Conhecido principalmente pela sua teoria da «sociedade do risco», que considera a atual distribuição dos riscos incapaz de corresponder às diferenças sociais, económicas e geográficas próprias da primeira modernidade, impondo ao mesmo tempo novos perigos disseminados à escala global e de mais difícil controlo, o sociólogo alemão Ulrich Beck (n. 1944) propõe-nos num curto ensaio uma interpretação pessoal da presente crise financeira e das suas consequências sociais e políticas para a Europa. O plano, singular e inspirador, comporta três partes: as duas primeiras têm uma natureza analítica, destacando as mudanças nos equilíbrios de poder que a crise dos mercados determinou e o novo mapa político que delas resultou; já a terceira é assumidamente prospetiva, tendo como objetivo sondar as formas de conseguir um novo contrato social destinado a manter a grande casa europeia, afastando para tão longe quanto possível a catástrofe anunciada e promovendo o gradual ressurgimento das condições de prosperidade, igualdade, partilha e democracia.
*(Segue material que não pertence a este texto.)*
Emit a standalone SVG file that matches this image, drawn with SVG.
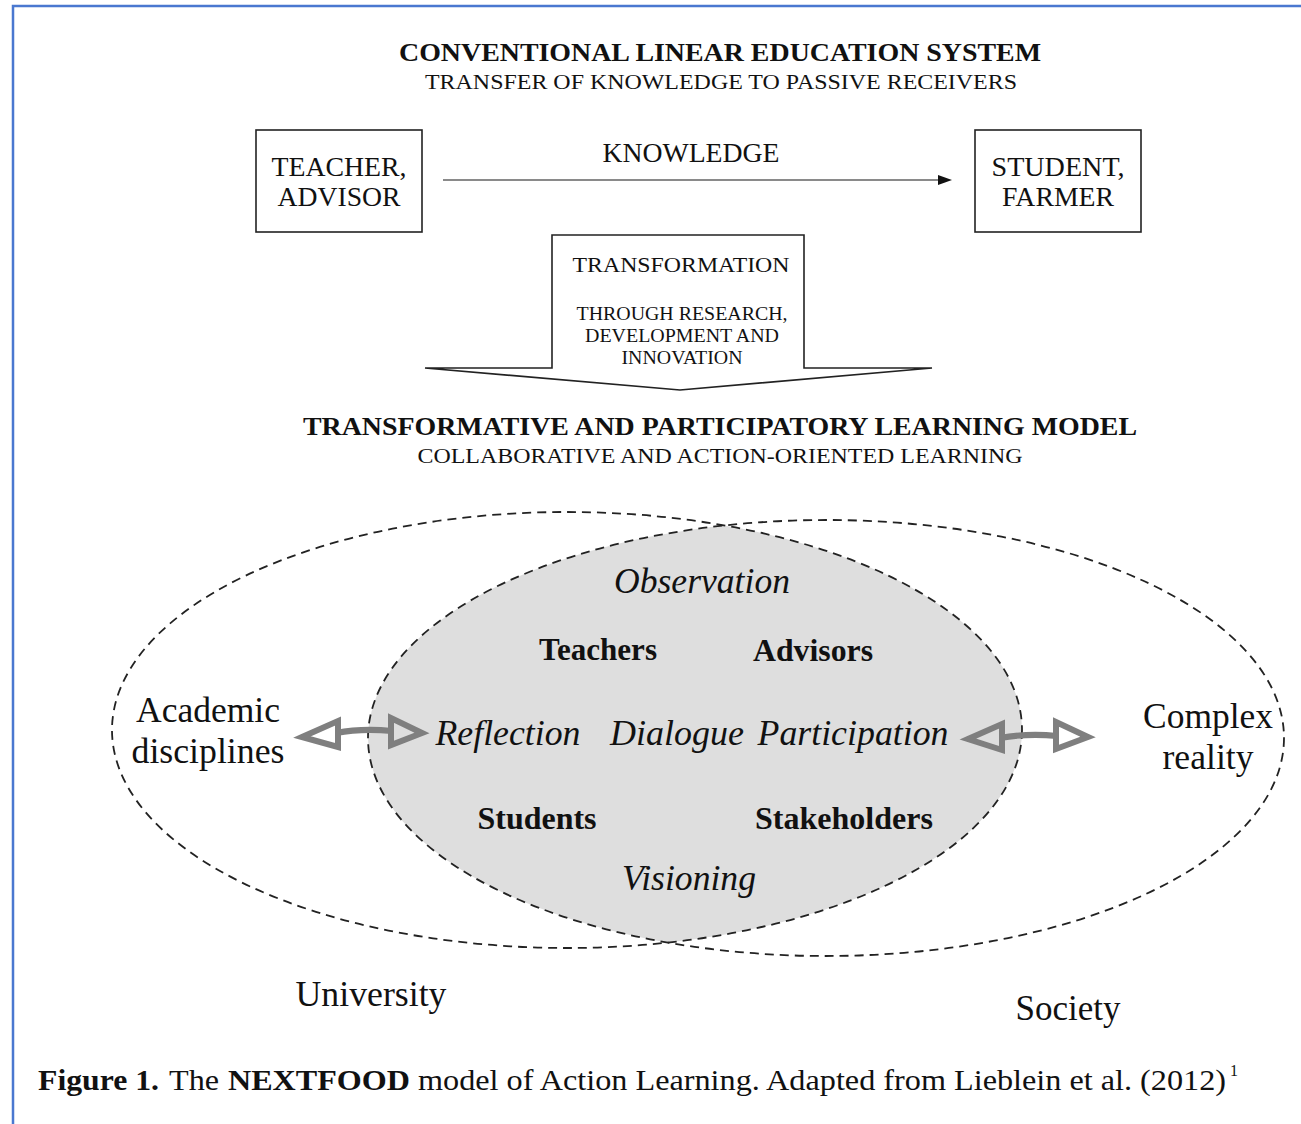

O ponto de partida é apresentado sob a forma de drama: a «pátria Europa», com as suas fronteiras abertas, as suas normas relativas à qualidade dos alimentos e do ambiente, a liberdade de expressão e de imprensa, as suas universidades ligadas em rede e cooperando entre si, a relativa fluidez do mercado de emprego, tornou-se de tal forma uma segunda natureza para os europeus, que estes têm dificuldade em considerar sequer a possibilidade de a perderem, o que os conduz, paradoxalmente, a aceitar de forma leviana, tolhidos pela incredulidade, o seu processo de destruição. E no entanto este encontra-se em marcha, num cenário de incerteza e previsível catástrofe. No eixo da mudança, Beck considera estar um «monstro político» com a forma de uma «Europa alemã», que promoveria o fim da União Europeia, mas também, mais cedo ou mais tarde, a decadência da própria Alemanha.
Identifica-se aqui um conjunto de tensões, sintetizáveis em quatro pares de conceitos: primeiro, «mais Europa» ameaçada pelo excesso de soberania inerente à lógica de «mais Estado nacional»; segundo, um «sentido do obrigatório», forçando uma mudança dos códigos estabelecidos bloqueada por ser «proibida pelas leis»; terceiro, uma «lógica da ameaça de guerra», substituída por uma outra, baseada na «ameaça do risco», que amedronta e tolhe o movimento; e como quarto e último par, uma intervenção no âmago do «capitalismo global» limitada pela persistência de excessivas «políticas nacionais». No centro do argumento de Beck encontra-se, como esses pares de conceitos deixam pressupor, a necessidade de uma Europa nova, forte e tendencialmente una, uma Europa dos cidadãos, necessariamente construída sobre as ruínas da Europa passada, velha, resultante da vontade das nações. Para a alcançar, é preciso abater um maquiavelismo de novo tipo, fundado no pragmatismo político de Angela Merkl. O antigo princípio de uma ética política fundada na lei do mais forte, no calculismo e no medo – proposto no Príncipe, em 1516, por Nicolau Maquiavel – é aqui retomado, sugerindo a aplicação de uma atitude análoga por parte da chanceler alemã.
Contra essa «Europa alemã», a alternativa surgirá então de uma nova política e de um novo contrato, associados, ao contrário do que tem ocorrido nos últimos anos, a mais liberdade, a mais segurança social e a mais democracia, como exigências para um novo equilíbrio e, a este ligado, para o lançamento de um desenvolvimento europeu mais partilhado. Uma alternativa que requer coragem: contra a pequena política, que apenas executa regras, o retorno urgente da grande política que as altera sempre que necessário. Sob a influência de um imperativo cosmopolita, capaz de evitar o estado de desigualdade imposto pelo excessivo peso das políticas antissociais vinculadas a interesses essencialmente nacionais.
Ulrich Beck, A Europa Alemã. De Maquiavel a «Merkievel»: estratégias de poder na crise do euro. Trad. de Marian Toldy e Teresa Toldy. Edições 70. 112 págs. Versão revista de artigo publicado na LER de Março de 2013.